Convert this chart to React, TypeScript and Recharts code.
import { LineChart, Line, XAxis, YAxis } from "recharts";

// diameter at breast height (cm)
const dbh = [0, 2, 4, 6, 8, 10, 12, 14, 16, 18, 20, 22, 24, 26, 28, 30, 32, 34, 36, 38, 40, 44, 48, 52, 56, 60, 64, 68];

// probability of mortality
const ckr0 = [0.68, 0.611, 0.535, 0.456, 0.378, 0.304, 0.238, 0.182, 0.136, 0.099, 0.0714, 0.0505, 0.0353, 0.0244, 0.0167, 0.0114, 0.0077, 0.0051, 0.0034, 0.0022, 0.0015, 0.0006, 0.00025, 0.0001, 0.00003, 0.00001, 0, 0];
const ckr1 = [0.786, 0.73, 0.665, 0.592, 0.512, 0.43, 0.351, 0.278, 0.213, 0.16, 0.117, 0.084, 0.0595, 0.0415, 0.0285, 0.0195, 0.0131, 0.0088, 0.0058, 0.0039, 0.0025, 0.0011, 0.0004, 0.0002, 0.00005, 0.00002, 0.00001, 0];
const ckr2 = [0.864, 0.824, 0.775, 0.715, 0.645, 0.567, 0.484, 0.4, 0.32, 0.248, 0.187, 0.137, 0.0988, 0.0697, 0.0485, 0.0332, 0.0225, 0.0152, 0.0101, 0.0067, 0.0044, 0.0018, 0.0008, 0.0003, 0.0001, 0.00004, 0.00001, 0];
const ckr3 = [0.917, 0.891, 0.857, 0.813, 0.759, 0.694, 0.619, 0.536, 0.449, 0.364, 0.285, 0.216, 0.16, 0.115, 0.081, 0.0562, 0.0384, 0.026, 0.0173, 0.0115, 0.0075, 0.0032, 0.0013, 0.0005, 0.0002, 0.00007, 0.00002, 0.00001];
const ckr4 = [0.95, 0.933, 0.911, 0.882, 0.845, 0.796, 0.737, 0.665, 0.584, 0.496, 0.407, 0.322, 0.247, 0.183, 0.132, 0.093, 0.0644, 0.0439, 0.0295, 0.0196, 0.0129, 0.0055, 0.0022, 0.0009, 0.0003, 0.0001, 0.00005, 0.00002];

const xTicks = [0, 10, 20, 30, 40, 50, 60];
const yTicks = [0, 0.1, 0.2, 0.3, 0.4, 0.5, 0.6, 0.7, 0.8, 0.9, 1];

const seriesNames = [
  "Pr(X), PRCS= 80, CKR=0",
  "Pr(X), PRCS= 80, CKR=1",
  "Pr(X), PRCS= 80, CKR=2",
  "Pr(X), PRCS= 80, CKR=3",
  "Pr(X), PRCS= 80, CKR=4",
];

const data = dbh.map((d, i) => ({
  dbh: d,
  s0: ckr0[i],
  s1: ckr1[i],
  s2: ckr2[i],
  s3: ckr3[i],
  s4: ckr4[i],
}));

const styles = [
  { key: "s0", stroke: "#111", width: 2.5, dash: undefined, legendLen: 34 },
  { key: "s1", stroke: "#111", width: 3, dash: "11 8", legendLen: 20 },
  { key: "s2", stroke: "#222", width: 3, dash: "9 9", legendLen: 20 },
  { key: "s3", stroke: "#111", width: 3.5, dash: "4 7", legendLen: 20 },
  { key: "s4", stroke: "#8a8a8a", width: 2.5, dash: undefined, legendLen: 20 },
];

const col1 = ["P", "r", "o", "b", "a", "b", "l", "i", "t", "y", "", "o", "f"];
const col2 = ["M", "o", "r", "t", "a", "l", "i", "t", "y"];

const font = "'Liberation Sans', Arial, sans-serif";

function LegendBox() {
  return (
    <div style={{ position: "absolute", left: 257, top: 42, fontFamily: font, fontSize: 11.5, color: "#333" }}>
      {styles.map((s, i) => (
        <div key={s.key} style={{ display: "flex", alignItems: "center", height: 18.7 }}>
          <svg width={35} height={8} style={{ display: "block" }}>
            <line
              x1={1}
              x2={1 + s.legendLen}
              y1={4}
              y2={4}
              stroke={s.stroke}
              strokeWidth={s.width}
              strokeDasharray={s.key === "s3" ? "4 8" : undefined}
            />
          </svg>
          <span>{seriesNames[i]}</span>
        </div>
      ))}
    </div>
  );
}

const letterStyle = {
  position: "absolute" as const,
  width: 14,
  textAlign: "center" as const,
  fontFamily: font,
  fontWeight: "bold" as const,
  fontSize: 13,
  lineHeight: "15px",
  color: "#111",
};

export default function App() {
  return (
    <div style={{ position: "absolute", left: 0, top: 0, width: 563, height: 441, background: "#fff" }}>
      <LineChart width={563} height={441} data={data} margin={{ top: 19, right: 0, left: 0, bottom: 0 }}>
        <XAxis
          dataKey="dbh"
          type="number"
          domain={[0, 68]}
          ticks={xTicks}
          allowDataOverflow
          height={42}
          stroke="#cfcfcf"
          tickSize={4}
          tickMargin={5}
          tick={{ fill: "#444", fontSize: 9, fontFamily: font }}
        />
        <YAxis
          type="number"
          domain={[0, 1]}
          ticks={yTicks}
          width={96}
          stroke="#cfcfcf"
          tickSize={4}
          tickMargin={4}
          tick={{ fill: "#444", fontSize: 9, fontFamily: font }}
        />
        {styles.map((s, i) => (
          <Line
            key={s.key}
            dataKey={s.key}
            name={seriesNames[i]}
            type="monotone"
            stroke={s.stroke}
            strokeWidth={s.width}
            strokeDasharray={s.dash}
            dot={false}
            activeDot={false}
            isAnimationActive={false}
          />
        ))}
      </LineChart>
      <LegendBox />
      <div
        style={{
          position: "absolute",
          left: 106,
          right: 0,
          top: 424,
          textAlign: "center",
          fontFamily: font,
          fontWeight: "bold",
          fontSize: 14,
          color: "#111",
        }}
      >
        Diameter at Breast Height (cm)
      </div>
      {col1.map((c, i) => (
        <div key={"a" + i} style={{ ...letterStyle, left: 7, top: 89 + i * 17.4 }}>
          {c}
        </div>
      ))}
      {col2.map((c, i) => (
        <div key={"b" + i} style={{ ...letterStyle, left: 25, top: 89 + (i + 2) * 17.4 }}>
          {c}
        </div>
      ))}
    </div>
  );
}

==

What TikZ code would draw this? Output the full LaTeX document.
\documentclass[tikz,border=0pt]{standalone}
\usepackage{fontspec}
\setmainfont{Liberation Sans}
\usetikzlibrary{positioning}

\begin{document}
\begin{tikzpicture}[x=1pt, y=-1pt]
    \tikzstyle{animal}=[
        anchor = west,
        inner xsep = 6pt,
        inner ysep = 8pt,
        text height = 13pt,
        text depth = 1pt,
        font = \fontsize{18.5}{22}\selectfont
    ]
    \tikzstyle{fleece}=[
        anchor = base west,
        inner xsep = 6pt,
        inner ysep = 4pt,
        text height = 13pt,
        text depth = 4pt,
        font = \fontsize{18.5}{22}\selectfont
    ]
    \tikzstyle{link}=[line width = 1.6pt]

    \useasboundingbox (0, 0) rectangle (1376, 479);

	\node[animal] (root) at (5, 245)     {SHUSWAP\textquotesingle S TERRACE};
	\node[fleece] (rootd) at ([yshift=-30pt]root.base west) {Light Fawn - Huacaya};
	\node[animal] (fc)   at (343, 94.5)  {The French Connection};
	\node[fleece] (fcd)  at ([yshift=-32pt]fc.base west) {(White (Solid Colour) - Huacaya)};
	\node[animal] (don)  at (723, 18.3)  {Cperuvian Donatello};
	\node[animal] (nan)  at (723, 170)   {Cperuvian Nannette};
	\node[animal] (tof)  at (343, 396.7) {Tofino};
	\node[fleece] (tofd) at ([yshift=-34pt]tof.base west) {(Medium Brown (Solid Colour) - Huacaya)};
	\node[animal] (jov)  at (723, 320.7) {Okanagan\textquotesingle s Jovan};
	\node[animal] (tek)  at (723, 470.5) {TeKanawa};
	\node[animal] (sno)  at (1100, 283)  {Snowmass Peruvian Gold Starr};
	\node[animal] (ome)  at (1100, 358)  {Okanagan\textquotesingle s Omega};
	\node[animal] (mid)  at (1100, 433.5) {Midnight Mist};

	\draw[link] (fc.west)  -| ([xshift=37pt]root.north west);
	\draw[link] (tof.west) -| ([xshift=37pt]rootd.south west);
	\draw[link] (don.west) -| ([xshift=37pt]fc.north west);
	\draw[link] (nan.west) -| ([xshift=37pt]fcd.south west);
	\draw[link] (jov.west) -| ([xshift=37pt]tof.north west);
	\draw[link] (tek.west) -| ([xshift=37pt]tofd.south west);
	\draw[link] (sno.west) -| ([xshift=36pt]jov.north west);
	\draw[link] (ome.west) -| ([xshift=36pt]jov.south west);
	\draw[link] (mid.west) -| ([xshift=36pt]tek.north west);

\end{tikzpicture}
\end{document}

...

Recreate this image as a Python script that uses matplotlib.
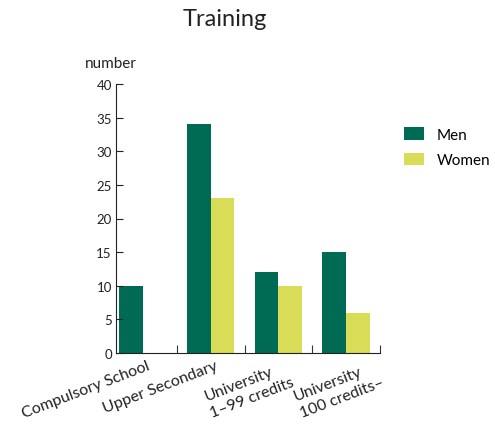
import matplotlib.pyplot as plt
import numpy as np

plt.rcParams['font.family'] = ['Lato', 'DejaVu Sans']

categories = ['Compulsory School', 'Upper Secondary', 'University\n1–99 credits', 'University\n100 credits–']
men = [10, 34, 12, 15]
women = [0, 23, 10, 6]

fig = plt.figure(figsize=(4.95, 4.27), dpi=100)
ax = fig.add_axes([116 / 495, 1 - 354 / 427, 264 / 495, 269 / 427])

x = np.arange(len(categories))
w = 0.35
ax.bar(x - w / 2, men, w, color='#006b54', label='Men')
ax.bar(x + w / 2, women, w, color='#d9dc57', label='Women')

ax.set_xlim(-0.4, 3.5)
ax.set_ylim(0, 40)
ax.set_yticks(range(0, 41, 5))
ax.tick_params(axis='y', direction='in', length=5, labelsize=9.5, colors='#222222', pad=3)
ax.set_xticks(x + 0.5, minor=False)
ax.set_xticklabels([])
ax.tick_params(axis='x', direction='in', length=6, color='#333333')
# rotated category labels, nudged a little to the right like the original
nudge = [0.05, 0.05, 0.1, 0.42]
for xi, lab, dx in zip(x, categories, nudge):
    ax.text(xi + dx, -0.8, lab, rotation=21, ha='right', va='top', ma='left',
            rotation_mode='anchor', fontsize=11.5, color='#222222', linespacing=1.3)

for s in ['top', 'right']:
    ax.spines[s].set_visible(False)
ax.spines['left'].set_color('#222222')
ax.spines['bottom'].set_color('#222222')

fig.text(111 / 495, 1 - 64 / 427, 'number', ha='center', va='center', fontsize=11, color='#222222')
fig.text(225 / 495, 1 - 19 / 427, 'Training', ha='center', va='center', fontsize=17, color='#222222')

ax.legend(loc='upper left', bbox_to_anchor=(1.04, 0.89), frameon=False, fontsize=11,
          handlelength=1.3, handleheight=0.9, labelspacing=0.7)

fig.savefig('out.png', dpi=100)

*Task:*
Output nothing except the lines from the line with "What TikZ code" through the line with "rectangle (1376, 479);", copied exactly, end lines included.

*Output of the exercise:*
What TikZ code would draw this? Output the full LaTeX document.
\documentclass[tikz,border=0pt]{standalone}
\usepackage{fontspec}
\setmainfont{Liberation Sans}
\usetikzlibrary{positioning}

\begin{document}
\begin{tikzpicture}[x=1pt, y=-1pt]
    \tikzstyle{animal}=[
        anchor = west,
        inner xsep = 6pt,
        inner ysep = 8pt,
        text height = 13pt,
        text depth = 1pt,
        font = \fontsize{18.5}{22}\selectfont
    ]
    \tikzstyle{fleece}=[
        anchor = base west,
        inner xsep = 6pt,
        inner ysep = 4pt,
        text height = 13pt,
        text depth = 4pt,
        font = \fontsize{18.5}{22}\selectfont
    ]
    \tikzstyle{link}=[line width = 1.6pt]

    \useasboundingbox (0, 0) rectangle (1376, 479);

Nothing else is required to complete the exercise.